RYAN Lester has been dropped a whopping 17 times from Brisbane’s team during his 13-year career.
He’s been out of contract for five of the past six years.
Three months ago, he was fifth in line among key defenders on the club’s list.
And now, less than two months shy of his 31st birthday, the man they call ‘Froggy’ looks to have two hands on a starting spot in a Lions team that is pushing for a premiership. Lester is continuing to prove that nice guys don’t always finish last. Since being drafted in 2010, the 192cm utility has forged a reputation as not only one of Brisbane’s most dependable players on the field but one of its most endearing culture-setters off it.
Speaking to the media following a round seven win over Fremantle, Lester said he didn’t ride the wave of emotion that came with flicking between the senior and reserves teams. It was his key to remaining even-keeled, and productive when called upon. “If I went back to the VFL and spat the dummy, I’d probably have been out of the club three or four years ago,” he said.
It’s an attitude that has not only carried him to 167 games, and counting, but that has ensured when given a chance, he grabs it, like his recall against Sydney in round 14. That 11-disposal performance, seven of which were intercepts, was so impactful it earned him one AFL Coaches’ Association MVP vote. And as he prepares to face St Kilda at Marvel Stadium on Friday night, a spot in the defensive unit is his for the foreseeable future.
Brisbane football manager Danny Daly told AFL.com.au there’s a simple reason for Lester’s longevity.

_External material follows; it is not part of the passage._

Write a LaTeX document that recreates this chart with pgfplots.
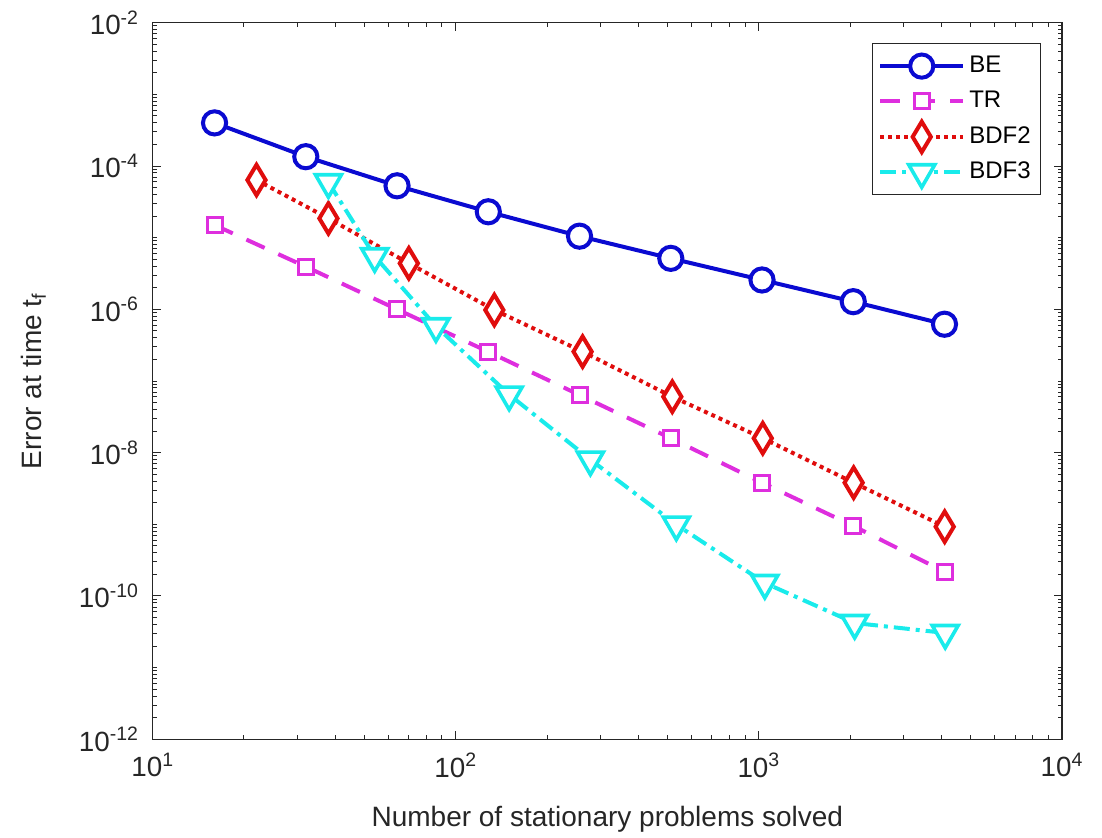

“When he plays at AFL level, we know he can do the job, but the other part is his off-field stuff,” Daly said.
“He’s in our leadership group, he always gets voted in. He’s a fantastic person to have around the club.
“We know if he’s not playing AFL, he’s basically captaining our seconds.
“As a human being, he’s one of a kind. You can’t have enough of them around the club, and it keeps getting him contracts.”
With the Lions recruiting Josh Dunkley and the prospect of father-sons Will Ashcroft and Jaspa Fletcher on the way in the draft, Lester was delisted at the end of last season to free up list space. The club was always going to re-list him, but it was yet another example of how tenuous his time has been.
Lester is realistic about where he sits in the pecking order and doesn’t take the rollercoaster journey to heart. He suffered a hamstring injury early in the year and was passed by pre-season supplemental selection period signing Darragh Joyce to partner Harris Andrews and Jack Payne in the key defensive posts in the early rounds.
When Darcy Gardiner returned recently from his own injury struggles against Adelaide, Lester was again omitted the following week as he slid down the order.
“When I was younger and in and out of the team you can get caught in that trap of comparing yourself to other players that are playing, but it’s important for me, particularly as a leader of the club, that I’m supportive of those guys,” Lester said in May.
“I don’t know how many more times I’m going to play, so just make sure I go out there and really enjoy it.
“I know I can play at AFL level. It’s just a matter of showing that when I get out there and not worrying about next week and maybe someone coming in for my spot.”
Daly said it was Lester’s ability to connect the entire club that held him in such high regard.
“Not just the playing group, but staff, he has a great ability to connect with everyone at their level.
“He’s forever having conversations with staff, admin, board members, players, me, ‘Fages’ (coach Chris Fagan), the playing group.
“From Jaspa Fletcher to ‘Zorks’ (his brother-in-law), he can have conversations at the level they need to have them at.
“He’s got great care and empathy for people and he’s always willing to help them.
“You’re mindful of the culture of your place and what individuals bring. He plays good footy when he plays, but you can’t buy what he brings off the field for our footy club.”
On the field, he’s as disciplined and determined as they come. You simply don’t last this long if you’re not. In the 2020 Finals series, he outplayed Jack Riewoldt and Patrick Dangerfield in his two primary one-on-one assignments, and there’s little doubt he’s playing as well now as then. Maybe there’ll be an 18th omission at some stage, maybe not, but it won’t deviate his mindset either way.
“It’s his spot until his form drops off – it’s going to be hard for us to not pick him,” Daly said.